The Democratic-led House’s passage of two articles of impeachment on a mostly party-line vote sets the stage for a trial next month in the Republican-controlled Senate – friendlier terrain for Trump – on whether to convict and remove him from office.
No president in the 243-year history of the United States has been removed from office by impeachment. That would require a two-thirds majority in the 100-member Senate, meaning at least 20 Republicans would have to join Democrats in voting against Trump – and none have indicated they will.
The Senate’s top Republican, Mitch McConnell, has predicted there is “no chance” his chamber will remove Trump when it holds its trial.
“This lawless, partisan impeachment is a political suicide march for the Democrat Party,” Trump told a raucous rally for his re-election campaign in Battle Creek, Michigan, as the vote was under way in the House.
“They’ve been trying to impeach me from day one. They’ve been trying to impeach me from before I ran,” he said.
Trump, who is seeking another four-year term in the November 2020 presidential election, has denied wrongdoing and called the impeachment inquiry, launched by House Speaker Nancy Pelosi in September, a “witch hunt.”
The first of the articles accused Trump, 73, of abusing his power by pressuring Ukraine to investigate political rival Joe Biden, a leading contender for the 2020 Democratic presidential nomination, as well as a discredited theory promoted by the president and beneficial to Russia that Democrats conspired with Ukraine to meddle in the 2016 election.
Democrats said Trump held back $391 million in security aid intended to combat Russia-backed separatists and a coveted White House meeting for Ukrainian President Volodymyr Zelenskiy as leverage to coerce Kiev into interfering in the 2020 election by smearing Biden.
“President Trump abused his power, violated his oath of office, and betrayed our nation,” Biden said on Twitter, adding, “In the United States of America, no one is above the law — not even the president.”
The second article accused Trump of obstruction of Congress by directing administration officials and agencies not to comply with lawful House subpoenas for testimony and documents related to impeachment.
During a daylong debate before the vote, Pelosi read the US Pledge of Allegiance and said, “We are here to defend democracy for the people.”
“If we do not act now, we would be derelict in our duty. It is tragic that the president’s reckless actions make impeachment necessary,” Pelosi said.
As the debate unfolded, Republicans accused Democrats of seeking to use an unfair, rigged process to nullify the 2016 election and suggested Democrats would pay a price in the 2020 election.

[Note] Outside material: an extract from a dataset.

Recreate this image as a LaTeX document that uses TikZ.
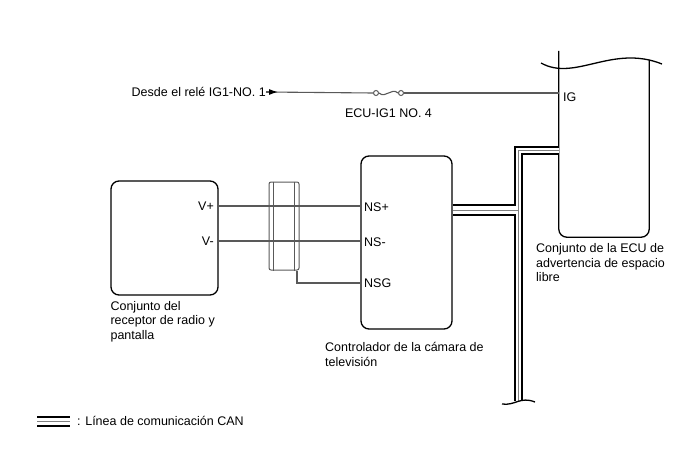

“The matter before the House today is based solely on a fundamental hatred of our president. It’s a sham, a witch hunt – and it’s tantamount to a coup against the duly elected president of the United States,” Republican Representative Mike Rogers said.
Republican Representative Mike Kelly compared the impeachment to the Japanese attack on Hawaii’s Pearl Harbor in 1941, calling the House proceedings another “date that will live in infamy” – similar to the words Democratic President Franklin Roosevelt used to describe the raid that killed about 2,400 people and led to America’s entry into World War Two.
The abuse of power article was passed on a 230-197 vote and the obstruction article was passed by 229-198. All of the House Republicans opposed the articles, and two Democrats, Collin Peterson and Jeff Van Drew, voted no on both. Democrat Jared Golden voted against the obstruction charge but for abuse of power.
“The only part of the vote that was bipartisan was in opposition. The President is just getting stronger while support for the Democrats’ political theater has faded,” Trump campaign manager Brad Parscale said in a statement.
US Representative Tulsi Gabbard, a Democratic presidential candidate, voted present on both articles, declaring in a statement, “I could not in good conscience vote either yes or no.”
Speaking after President Donald Trump was impeached for abuse of power in a historic vote in the US House of Representatives, Speaker Nancy Pelosi calls the date, December 18, “a great day for the constitution of the United States,” but a “sad one for America.”